Paul Romer, le très polémique économiste en chef de la Banque mondiale, démissionne
Paul Romer, le très polémique économiste en chef de la Banque mondiale, démissionne
Par Marie de Vergès
L’Américain, qui aura occupé ces fonctions pendant moins de quinze mois, va retrouver son poste de professeur à l’université de New York.
Paul Romer, au centre, à New York, en 2015. / Larry Busacca / AFP
Clap de fin pour Paul Romer. Le très controversé économiste en chef de la Banque mondiale a démissionné, mercredi 24 janvier, après avoir déclenché une polémique autour d’un rapport phare de l’institution, le « Doing Business ». L’Américain, qui aura occupé ces fonctions pendant moins de quinze mois, va retrouver son poste de professeur à l’université de New York.

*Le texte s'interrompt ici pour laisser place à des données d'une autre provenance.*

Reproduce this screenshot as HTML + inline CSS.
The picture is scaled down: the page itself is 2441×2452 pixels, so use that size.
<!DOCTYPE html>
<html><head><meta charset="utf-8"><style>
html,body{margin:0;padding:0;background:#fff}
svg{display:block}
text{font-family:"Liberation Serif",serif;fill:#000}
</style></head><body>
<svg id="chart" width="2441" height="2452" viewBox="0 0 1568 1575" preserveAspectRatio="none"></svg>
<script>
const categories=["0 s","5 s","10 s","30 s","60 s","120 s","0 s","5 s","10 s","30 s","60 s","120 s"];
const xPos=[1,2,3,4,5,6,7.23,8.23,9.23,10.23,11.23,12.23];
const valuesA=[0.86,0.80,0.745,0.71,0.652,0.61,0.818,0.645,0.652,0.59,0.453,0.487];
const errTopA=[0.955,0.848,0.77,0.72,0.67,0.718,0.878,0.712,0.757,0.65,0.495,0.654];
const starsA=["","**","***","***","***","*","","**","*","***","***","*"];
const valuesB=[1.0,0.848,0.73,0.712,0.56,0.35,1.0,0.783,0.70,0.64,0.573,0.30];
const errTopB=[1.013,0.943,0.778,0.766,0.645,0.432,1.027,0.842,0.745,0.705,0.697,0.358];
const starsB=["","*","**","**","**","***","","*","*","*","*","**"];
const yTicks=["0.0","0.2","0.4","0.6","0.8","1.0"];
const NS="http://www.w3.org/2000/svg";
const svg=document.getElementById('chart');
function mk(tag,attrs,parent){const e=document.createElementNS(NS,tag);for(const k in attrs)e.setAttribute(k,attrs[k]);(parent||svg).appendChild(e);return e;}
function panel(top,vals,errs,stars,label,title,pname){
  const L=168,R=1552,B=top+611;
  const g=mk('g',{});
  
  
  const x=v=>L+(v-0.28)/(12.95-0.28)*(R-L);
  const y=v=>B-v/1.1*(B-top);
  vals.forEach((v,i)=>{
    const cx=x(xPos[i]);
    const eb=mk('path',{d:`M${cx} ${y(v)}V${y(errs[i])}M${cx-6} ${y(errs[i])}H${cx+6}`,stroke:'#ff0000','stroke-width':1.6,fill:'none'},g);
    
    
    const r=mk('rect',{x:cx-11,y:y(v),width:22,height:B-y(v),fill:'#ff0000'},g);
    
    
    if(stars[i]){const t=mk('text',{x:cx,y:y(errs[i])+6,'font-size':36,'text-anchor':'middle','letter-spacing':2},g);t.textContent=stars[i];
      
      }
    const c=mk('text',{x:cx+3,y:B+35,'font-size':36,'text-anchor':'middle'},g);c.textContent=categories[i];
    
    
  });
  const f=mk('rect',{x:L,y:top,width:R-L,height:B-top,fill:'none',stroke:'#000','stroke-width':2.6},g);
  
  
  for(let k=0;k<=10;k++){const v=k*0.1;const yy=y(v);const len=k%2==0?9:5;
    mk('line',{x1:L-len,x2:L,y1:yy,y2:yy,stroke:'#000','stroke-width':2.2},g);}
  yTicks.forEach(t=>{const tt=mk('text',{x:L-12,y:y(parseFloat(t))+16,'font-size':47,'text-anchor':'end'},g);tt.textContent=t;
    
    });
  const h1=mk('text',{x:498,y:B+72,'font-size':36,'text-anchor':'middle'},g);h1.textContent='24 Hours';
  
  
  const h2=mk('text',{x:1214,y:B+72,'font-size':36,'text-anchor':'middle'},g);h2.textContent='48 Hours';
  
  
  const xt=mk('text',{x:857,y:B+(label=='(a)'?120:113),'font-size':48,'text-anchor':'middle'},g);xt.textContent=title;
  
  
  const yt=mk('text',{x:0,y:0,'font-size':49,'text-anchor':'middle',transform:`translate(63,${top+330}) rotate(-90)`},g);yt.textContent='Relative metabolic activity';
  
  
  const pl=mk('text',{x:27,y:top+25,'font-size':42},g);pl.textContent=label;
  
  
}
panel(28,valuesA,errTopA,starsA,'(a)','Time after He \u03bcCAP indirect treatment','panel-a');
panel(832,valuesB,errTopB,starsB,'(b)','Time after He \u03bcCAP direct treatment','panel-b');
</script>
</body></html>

L’embauche de M. Romer, économiste éminent et jugé nobélisable pour ses travaux d’avant-garde sur les théories de la croissance, avait été saluée comme un joli coup de la part de la Banque mondiale. Une façon, pour l’institution, de continuer à faire entendre sa musique et de garder son aura sur les questions de développement. Installée à Washington, la Banque est spécialisée dans le financement du développement des pays pauvres et émergents.

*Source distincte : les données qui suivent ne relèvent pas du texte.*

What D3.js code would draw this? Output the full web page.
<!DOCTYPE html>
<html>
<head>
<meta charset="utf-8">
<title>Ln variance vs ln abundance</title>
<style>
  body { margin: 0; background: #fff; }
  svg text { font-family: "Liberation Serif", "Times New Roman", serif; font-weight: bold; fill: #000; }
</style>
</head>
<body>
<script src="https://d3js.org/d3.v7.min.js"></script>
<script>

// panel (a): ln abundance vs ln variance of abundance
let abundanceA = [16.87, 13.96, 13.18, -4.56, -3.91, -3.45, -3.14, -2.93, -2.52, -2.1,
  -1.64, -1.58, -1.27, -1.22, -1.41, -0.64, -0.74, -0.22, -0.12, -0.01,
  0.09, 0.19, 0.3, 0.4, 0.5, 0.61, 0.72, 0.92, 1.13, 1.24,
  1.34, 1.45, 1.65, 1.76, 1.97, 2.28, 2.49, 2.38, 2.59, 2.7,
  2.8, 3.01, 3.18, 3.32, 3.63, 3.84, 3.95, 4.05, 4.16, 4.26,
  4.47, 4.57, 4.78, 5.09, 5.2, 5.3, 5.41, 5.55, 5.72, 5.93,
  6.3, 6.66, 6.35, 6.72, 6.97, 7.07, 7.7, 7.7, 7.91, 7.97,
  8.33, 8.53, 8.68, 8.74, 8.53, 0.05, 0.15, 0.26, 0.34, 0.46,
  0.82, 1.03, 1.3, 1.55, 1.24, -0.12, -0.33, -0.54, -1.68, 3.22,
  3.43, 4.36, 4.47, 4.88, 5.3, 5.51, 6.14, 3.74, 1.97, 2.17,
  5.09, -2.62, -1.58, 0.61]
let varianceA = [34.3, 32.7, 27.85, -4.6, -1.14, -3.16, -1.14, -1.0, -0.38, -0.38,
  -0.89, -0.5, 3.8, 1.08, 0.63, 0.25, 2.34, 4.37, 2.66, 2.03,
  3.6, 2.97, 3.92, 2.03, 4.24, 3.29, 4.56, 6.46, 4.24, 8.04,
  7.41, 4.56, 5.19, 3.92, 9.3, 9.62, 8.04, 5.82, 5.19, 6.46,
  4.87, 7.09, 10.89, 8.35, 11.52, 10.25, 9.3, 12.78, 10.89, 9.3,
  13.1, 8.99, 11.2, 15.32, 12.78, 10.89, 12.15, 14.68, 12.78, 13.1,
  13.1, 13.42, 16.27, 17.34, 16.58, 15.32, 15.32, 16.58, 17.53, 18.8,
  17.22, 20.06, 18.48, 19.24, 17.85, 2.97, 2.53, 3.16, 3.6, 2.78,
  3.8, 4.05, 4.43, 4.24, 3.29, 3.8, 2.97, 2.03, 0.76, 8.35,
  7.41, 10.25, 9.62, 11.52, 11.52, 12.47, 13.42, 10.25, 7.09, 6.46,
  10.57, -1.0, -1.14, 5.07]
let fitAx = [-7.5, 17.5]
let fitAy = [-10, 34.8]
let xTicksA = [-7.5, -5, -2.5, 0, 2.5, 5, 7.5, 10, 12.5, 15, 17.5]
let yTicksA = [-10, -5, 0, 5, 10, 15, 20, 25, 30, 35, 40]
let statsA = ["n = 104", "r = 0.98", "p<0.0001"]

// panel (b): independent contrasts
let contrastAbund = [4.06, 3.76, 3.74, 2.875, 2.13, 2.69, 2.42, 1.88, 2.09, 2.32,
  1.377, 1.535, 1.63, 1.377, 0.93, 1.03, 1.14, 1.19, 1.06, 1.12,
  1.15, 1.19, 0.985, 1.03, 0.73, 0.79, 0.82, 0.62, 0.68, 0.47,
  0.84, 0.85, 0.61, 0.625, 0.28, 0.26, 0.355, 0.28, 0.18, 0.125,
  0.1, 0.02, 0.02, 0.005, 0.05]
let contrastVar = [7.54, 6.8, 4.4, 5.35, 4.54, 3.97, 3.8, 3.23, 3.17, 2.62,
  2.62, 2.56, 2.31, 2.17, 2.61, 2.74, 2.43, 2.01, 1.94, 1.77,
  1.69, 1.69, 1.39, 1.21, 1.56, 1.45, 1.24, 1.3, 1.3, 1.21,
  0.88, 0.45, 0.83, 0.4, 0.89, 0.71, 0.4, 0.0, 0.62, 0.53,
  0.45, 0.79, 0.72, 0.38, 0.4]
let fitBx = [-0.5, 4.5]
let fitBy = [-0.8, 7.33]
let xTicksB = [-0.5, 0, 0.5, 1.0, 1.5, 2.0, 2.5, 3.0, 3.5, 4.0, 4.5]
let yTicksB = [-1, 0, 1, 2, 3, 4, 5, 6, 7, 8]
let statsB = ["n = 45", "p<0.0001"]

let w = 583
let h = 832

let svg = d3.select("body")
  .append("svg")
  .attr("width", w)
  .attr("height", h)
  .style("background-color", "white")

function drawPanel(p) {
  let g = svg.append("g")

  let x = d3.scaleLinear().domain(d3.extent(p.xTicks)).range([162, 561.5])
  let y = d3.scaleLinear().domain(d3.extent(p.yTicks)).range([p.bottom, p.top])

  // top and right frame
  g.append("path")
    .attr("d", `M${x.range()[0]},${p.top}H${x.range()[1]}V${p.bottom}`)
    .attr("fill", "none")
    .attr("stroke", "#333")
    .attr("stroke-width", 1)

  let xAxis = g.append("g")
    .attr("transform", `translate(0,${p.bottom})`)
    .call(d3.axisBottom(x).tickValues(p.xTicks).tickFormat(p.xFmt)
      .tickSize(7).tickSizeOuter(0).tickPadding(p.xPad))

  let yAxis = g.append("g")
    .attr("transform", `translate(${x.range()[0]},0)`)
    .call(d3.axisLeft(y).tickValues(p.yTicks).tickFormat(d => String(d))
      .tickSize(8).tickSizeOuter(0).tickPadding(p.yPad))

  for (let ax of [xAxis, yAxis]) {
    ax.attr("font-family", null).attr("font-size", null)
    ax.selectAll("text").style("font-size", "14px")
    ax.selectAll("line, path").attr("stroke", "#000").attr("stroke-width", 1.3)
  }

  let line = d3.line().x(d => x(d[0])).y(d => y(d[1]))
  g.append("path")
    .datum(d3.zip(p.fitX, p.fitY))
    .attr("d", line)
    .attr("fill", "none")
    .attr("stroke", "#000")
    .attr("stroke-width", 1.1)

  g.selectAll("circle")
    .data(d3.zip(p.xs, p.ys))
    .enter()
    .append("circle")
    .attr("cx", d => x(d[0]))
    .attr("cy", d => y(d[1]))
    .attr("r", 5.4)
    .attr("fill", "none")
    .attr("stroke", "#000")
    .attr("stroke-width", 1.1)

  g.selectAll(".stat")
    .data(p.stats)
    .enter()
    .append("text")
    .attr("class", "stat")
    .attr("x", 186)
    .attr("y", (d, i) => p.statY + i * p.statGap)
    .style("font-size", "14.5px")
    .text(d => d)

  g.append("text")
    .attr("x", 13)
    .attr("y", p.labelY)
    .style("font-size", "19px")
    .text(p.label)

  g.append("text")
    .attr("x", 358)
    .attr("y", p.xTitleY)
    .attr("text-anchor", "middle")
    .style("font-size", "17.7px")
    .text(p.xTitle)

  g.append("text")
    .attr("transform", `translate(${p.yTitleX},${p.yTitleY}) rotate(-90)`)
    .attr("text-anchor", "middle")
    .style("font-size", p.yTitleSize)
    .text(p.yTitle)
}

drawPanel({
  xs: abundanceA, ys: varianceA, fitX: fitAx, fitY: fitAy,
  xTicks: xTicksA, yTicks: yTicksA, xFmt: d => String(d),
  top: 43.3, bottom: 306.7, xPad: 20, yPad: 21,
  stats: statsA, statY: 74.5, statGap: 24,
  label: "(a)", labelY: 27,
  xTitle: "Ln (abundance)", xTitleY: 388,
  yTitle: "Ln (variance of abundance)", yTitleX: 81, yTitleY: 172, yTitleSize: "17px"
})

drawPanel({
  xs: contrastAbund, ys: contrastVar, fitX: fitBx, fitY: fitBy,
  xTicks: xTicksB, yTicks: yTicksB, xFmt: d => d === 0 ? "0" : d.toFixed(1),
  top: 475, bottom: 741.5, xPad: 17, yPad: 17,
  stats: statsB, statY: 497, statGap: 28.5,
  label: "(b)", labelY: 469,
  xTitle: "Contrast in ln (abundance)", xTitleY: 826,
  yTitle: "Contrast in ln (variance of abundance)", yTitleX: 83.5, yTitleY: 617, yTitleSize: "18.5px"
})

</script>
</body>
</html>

Las, Paul Romer a davantage fait parler de lui pour les démêlés qui n’ont cessé de l’opposer au département de la recherche. En mai 2017, il avait même été défait de ses responsabilités managériales : les relations étaient devenues exécrables avec ses équipes, sommées sans ménagement d’adopter un langage plus clair et concis. Son combat ? Raccourcir les rapports, comme les courriels ou les interventions – quitte à interrompre les bavards impénitents en plein exposé. Et, surtout, débarrasser les publications de leur surabondance de « bankspeak », comme un groupe de chercheurs a surnommé, en 2015, ce jargon technique et abstrait propre à l’institution.
Tempête au Chili
Le dernier coup d’éclat de M. Romer a plongé la Banque dans l’embarras et précipité son départ. Mi-janvier, dans un entretien au Wall Street Journal, l’économiste s’était interrogé tout haut sur l’intégrité du « Doing Business », ce classement mondial sur la facilité à faire des affaires. M. Romer suggérait que des changements de méthodologie souffrant d’imprécisions, voire d’un biais politique, avaient affecté démesurément les performances de certains Etats, dont le Chili.
Ces propos ont déclenché une tempête au Chili et poussé la Banque à publier un communiqué pour défendre l’objectivité du rapport. Elles ont aussi suscité la fureur de l’économiste responsable du « Doing Business ». Quelques jours plus tard, Paul Romer faisait machine arrière sur son blog, s’excusant d’avoir laissé croire à une quelconque manipulation politique.
« Paul est un économiste accompli et un individu éclairé », a indiqué le directeur de la Banque, Jim Yong Kim, dans une note adressée aux équipes. « J’ai apprécié la franchise et l’honnêteté de Paul, et je sais qu’il regrette les circonstances de son départ », a-t-il poursuivi.
Le goût de M. Romer pour la controverse ne date pas de son passage à la Banque mondiale. Ces dernières années, il s’est fait plus d’un ennemi parmi ses pairs en critiquant sans relâche leur recours à des modèles mathématiques selon lui déconnectés de la réalité.